--- START Provided data ---
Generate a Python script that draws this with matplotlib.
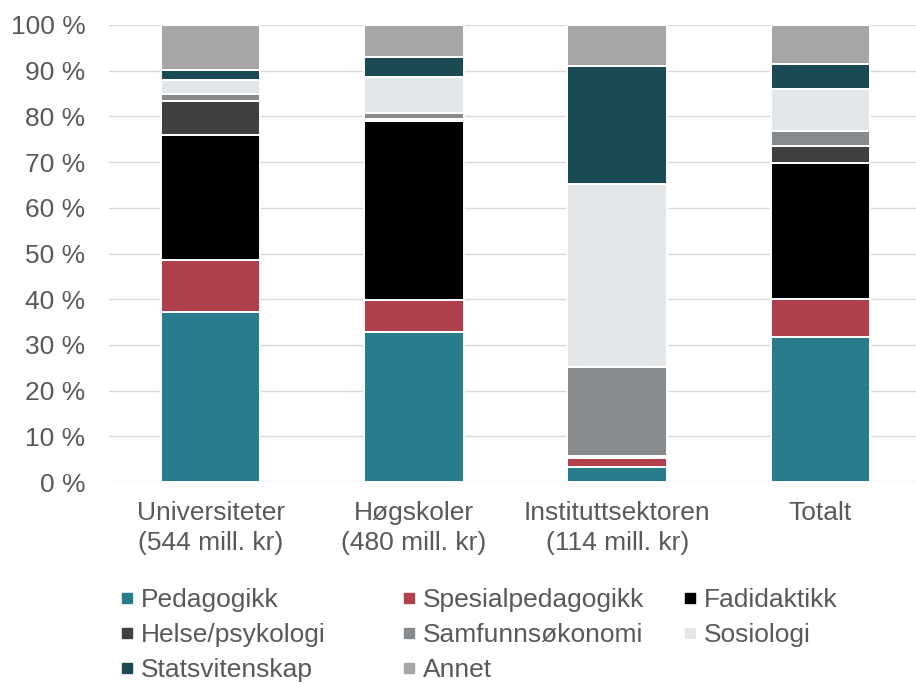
import numpy as np
import matplotlib.pyplot as plt
from matplotlib.lines import Line2D

plt.rcParams['font.family'] = ['Liberation Sans', 'DejaVu Sans']

# data (share in %)
categories = ['Universiteter\n(544 mill. kr)', 'Høgskoler\n(480 mill. kr)',
              'Instituttsektoren\n(114 mill. kr)', 'Totalt']
series_names = ['Pedagogikk', 'Spesialpedagogikk', 'Fadidaktikk', 'Helse/psykologi',
                'Samfunnsøkonomi', 'Sosiologi', 'Statsvitenskap', 'Annet']
pedagogikk = [37.3, 32.9, 3.3, 31.8]
spesialped = [11.2, 6.9, 1.9, 8.3]
fadidaktikk = [27.4, 39.1, 0.2, 29.7]
helse_psyk = [7.5, 0.6, 0.3, 3.7]
samfunnsok = [1.4, 1.3, 19.4, 3.3]
sosiologi = [3.1, 7.9, 40.2, 9.2]
statsvit = [2.2, 4.2, 25.8, 5.5]
annet = [9.9, 7.1, 8.9, 8.5]
yticks = [0, 10, 20, 30, 40, 50, 60, 70, 80, 90, 100]

series = [pedagogikk, spesialped, fadidaktikk, helse_psyk,
          samfunnsok, sosiologi, statsvit, annet]
colors = ['#287C8C', '#B0404C', '#000000', '#404040',
          '#878B8E', '#E3E7EA', '#1A4A54', '#A6A6A6']
txt = '#595959'
fs = 19

fig = plt.figure(figsize=(9.16, 6.84), dpi=100)
ax = fig.add_axes([109/916, 1 - 482/684, 1 - 109/916, (482 - 25)/684])

x = np.arange(len(categories))
bottom = np.zeros(len(categories))
for vals, c in zip(series, colors):
    ax.bar(x, vals, 0.49, bottom=bottom, color=c, edgecolor='white',
           linewidth=1.4, zorder=3)
    bottom += np.array(vals)

ax.set_xlim(-0.5, 3.47)
ax.set_ylim(0, 100)
ax.set_yticks(yticks)
ax.set_yticklabels([f'{v} %' for v in yticks])
ax.set_xticks(x)
ax.set_xticklabels(categories, linespacing=1.3)
ax.tick_params(axis='y', length=0, pad=17, labelsize=fs, labelcolor=txt)
ax.tick_params(axis='x', length=0, pad=14, labelsize=fs, labelcolor=txt)
ax.grid(axis='y', color='#D9D9D9', linewidth=1.0, zorder=0)
for s in ax.spines.values():
    s.set_visible(False)

# legend: three fixed-width columns, filled row by row
handles = [Line2D([], [], marker='s', linestyle='', color=c, markersize=7.5)
           for c in colors]
col_x = [120/916, 402/916, 683/916]
for j in range(3):
    idx = [i for i in range(len(series_names)) if i % 3 == j]
    fig.legend([handles[i] for i in idx], [series_names[i] for i in idx],
               loc='upper left', bbox_to_anchor=(col_x[j], 1 - 588/684),
               frameon=False, fontsize=fs, labelcolor=txt, handlelength=0.5,
               handletextpad=0.3, labelspacing=0.42, borderaxespad=0,
               borderpad=0)

fig.savefig('out.png', dpi=100)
--- END Provided data ---
Given task: Write out the material above again, word for word, minus its pictures.

The completed task:
Generate a Python script that draws this with matplotlib.
import numpy as np
import matplotlib.pyplot as plt
from matplotlib.lines import Line2D

plt.rcParams['font.family'] = ['Liberation Sans', 'DejaVu Sans']

# data (share in %)
categories = ['Universiteter\n(544 mill. kr)', 'Høgskoler\n(480 mill. kr)',
              'Instituttsektoren\n(114 mill. kr)', 'Totalt']
series_names = ['Pedagogikk', 'Spesialpedagogikk', 'Fadidaktikk', 'Helse/psykologi',
                'Samfunnsøkonomi', 'Sosiologi', 'Statsvitenskap', 'Annet']
pedagogikk = [37.3, 32.9, 3.3, 31.8]
spesialped = [11.2, 6.9, 1.9, 8.3]
fadidaktikk = [27.4, 39.1, 0.2, 29.7]
helse_psyk = [7.5, 0.6, 0.3, 3.7]
samfunnsok = [1.4, 1.3, 19.4, 3.3]
sosiologi = [3.1, 7.9, 40.2, 9.2]
statsvit = [2.2, 4.2, 25.8, 5.5]
annet = [9.9, 7.1, 8.9, 8.5]
yticks = [0, 10, 20, 30, 40, 50, 60, 70, 80, 90, 100]

series = [pedagogikk, spesialped, fadidaktikk, helse_psyk,
          samfunnsok, sosiologi, statsvit, annet]
colors = ['#287C8C', '#B0404C', '#000000', '#404040',
          '#878B8E', '#E3E7EA', '#1A4A54', '#A6A6A6']
txt = '#595959'
fs = 19

fig = plt.figure(figsize=(9.16, 6.84), dpi=100)
ax = fig.add_axes([109/916, 1 - 482/684, 1 - 109/916, (482 - 25)/684])

x = np.arange(len(categories))
bottom = np.zeros(len(categories))
for vals, c in zip(series, colors):
    ax.bar(x, vals, 0.49, bottom=bottom, color=c, edgecolor='white',
           linewidth=1.4, zorder=3)
    bottom += np.array(vals)

ax.set_xlim(-0.5, 3.47)
ax.set_ylim(0, 100)
ax.set_yticks(yticks)
ax.set_yticklabels([f'{v} %' for v in yticks])
ax.set_xticks(x)
ax.set_xticklabels(categories, linespacing=1.3)
ax.tick_params(axis='y', length=0, pad=17, labelsize=fs, labelcolor=txt)
ax.tick_params(axis='x', length=0, pad=14, labelsize=fs, labelcolor=txt)
ax.grid(axis='y', color='#D9D9D9', linewidth=1.0, zorder=0)
for s in ax.spines.values():
    s.set_visible(False)

# legend: three fixed-width columns, filled row by row
handles = [Line2D([], [], marker='s', linestyle='', color=c, markersize=7.5)
           for c in colors]
col_x = [120/916, 402/916, 683/916]
for j in range(3):
    idx = [i for i in range(len(series_names)) if i % 3 == j]
    fig.legend([handles[i] for i in idx], [series_names[i] for i in idx],
               loc='upper left', bbox_to_anchor=(col_x[j], 1 - 588/684),
               frameon=False, fontsize=fs, labelcolor=txt, handlelength=0.5,
               handletextpad=0.3, labelspacing=0.42, borderaxespad=0,
               borderpad=0)

fig.savefig('out.png', dpi=100)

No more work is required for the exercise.